# Given material
────────
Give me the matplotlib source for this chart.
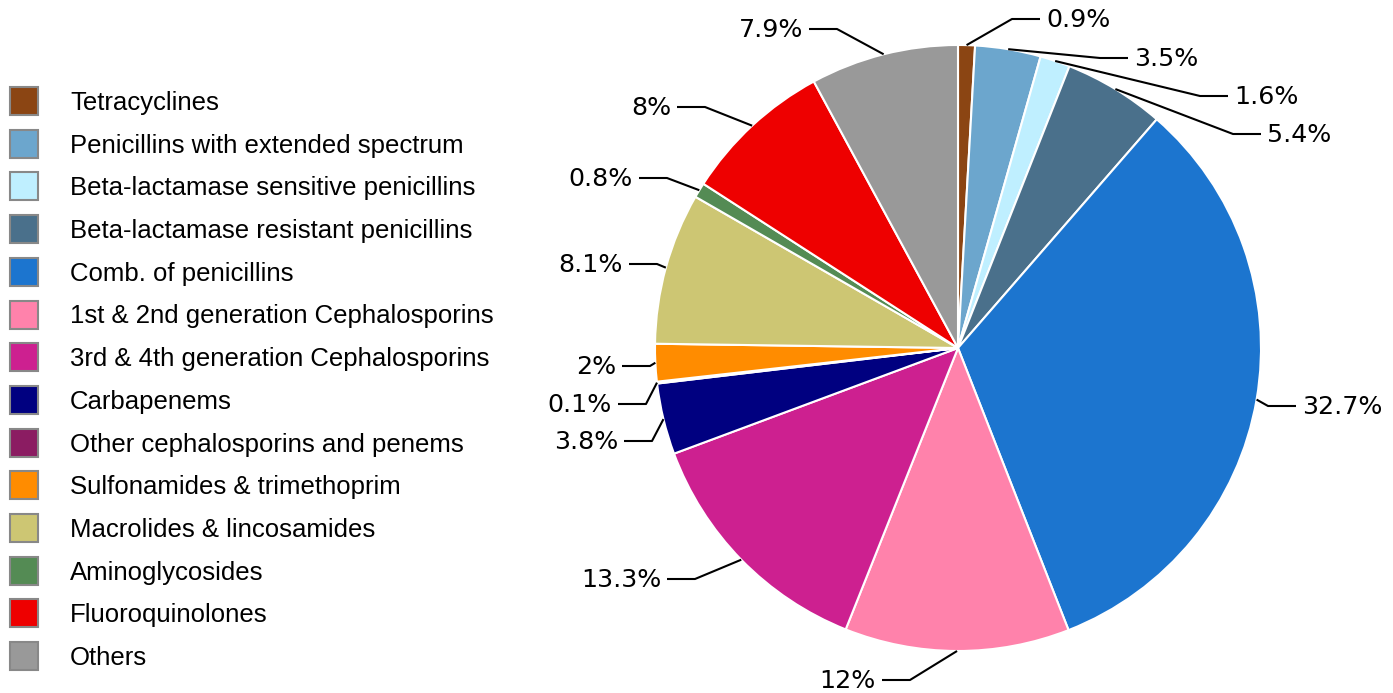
import numpy as np
import matplotlib
matplotlib.use("Agg")
import matplotlib.pyplot as plt
from matplotlib.patches import Rectangle

categories = [
    "Tetracyclines",
    "Penicillins with extended spectrum",
    "Beta-lactamase sensitive penicillins",
    "Beta-lactamase resistant penicillins",
    "Comb. of penicillins",
    "1st & 2nd generation Cephalosporins",
    "3rd & 4th generation Cephalosporins",
    "Carbapenems",
    "Other cephalosporins and penems",
    "Sulfonamides & trimethoprim",
    "Macrolides & lincosamides",
    "Aminoglycosides",
    "Fluoroquinolones",
    "Others",
]
shares = [0.9, 3.5, 1.6, 5.4, 32.7, 12, 13.3, 3.8, 0.1, 2, 8.1, 0.8, 8, 7.9]
colors = ["#8B4513", "#6CA6CD", "#BFEFFF", "#4A708B", "#1C75CF", "#FF82AB",
          "#CD2090", "#000080", "#8B1C62", "#FF8C00", "#CDC673", "#548B54",
          "#EE0000", "#999999"]

# label elbow points (pixel layout, y measured from top)
elbows = [(1012, 19), (1100, 58), (1200, 96), (1233, 134), (1268, 406),
          (910, 680), (695, 579), (652, 441), (646, 404), (650, 366),
          (657, 264), (667, 178), (705, 107), (837, 29)]

W, H = 1393, 693
fig = plt.figure(figsize=(W / 100, H / 100), dpi=100)
ax = fig.add_axes([0, 0, 1, 1])

cx, cy, r = 958, 348, 303
wedges, _ = ax.pie(shares, colors=colors, startangle=-90, counterclock=True,
                   center=(cx, cy), radius=r, frame=True,
                   wedgeprops=dict(edgecolor="white", linewidth=1.5))
ax.set_xlim(0, W)
ax.set_ylim(H, 0)
ax.set_aspect("equal")
ax.axis("off")

for w, v, (ex, ey) in zip(wedges, shares, elbows):
    th = np.deg2rad((w.theta1 + w.theta2) / 2)
    sx, sy = cx + r * np.cos(th), cy + r * np.sin(th)
    side = 1 if ex > cx else -1
    hx = ex + side * 28
    ax.plot([sx, ex, hx], [sy, ey, ey], color="black", lw=1.5,
            solid_capstyle="butt")
    ax.text(hx + side * 6, ey + 1, f"{v:g}%", ha="left" if side > 0 else "right",
            va="center", fontsize=18.2, family="DejaVu Sans")

# legend
for i, (name, c) in enumerate(zip(categories, colors)):
    y = 101 + i * 42.7
    ax.add_patch(Rectangle((10, y - 14), 28, 28, facecolor=c,
                           edgecolor="#888888", lw=1.5))
    ax.text(70, y + 2, name, ha="left", va="center", fontsize=18.5,
            family="Liberation Sans")

fig.savefig("out.png", dpi=100)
────────
Write out the lines from the start of the material to the line with "from matplotlib.patches import Rectangle", inclusive and exactly. Skip the pictures.

Give me the matplotlib source for this chart.
import numpy as np
import matplotlib
matplotlib.use("Agg")
import matplotlib.pyplot as plt
from matplotlib.patches import Rectangle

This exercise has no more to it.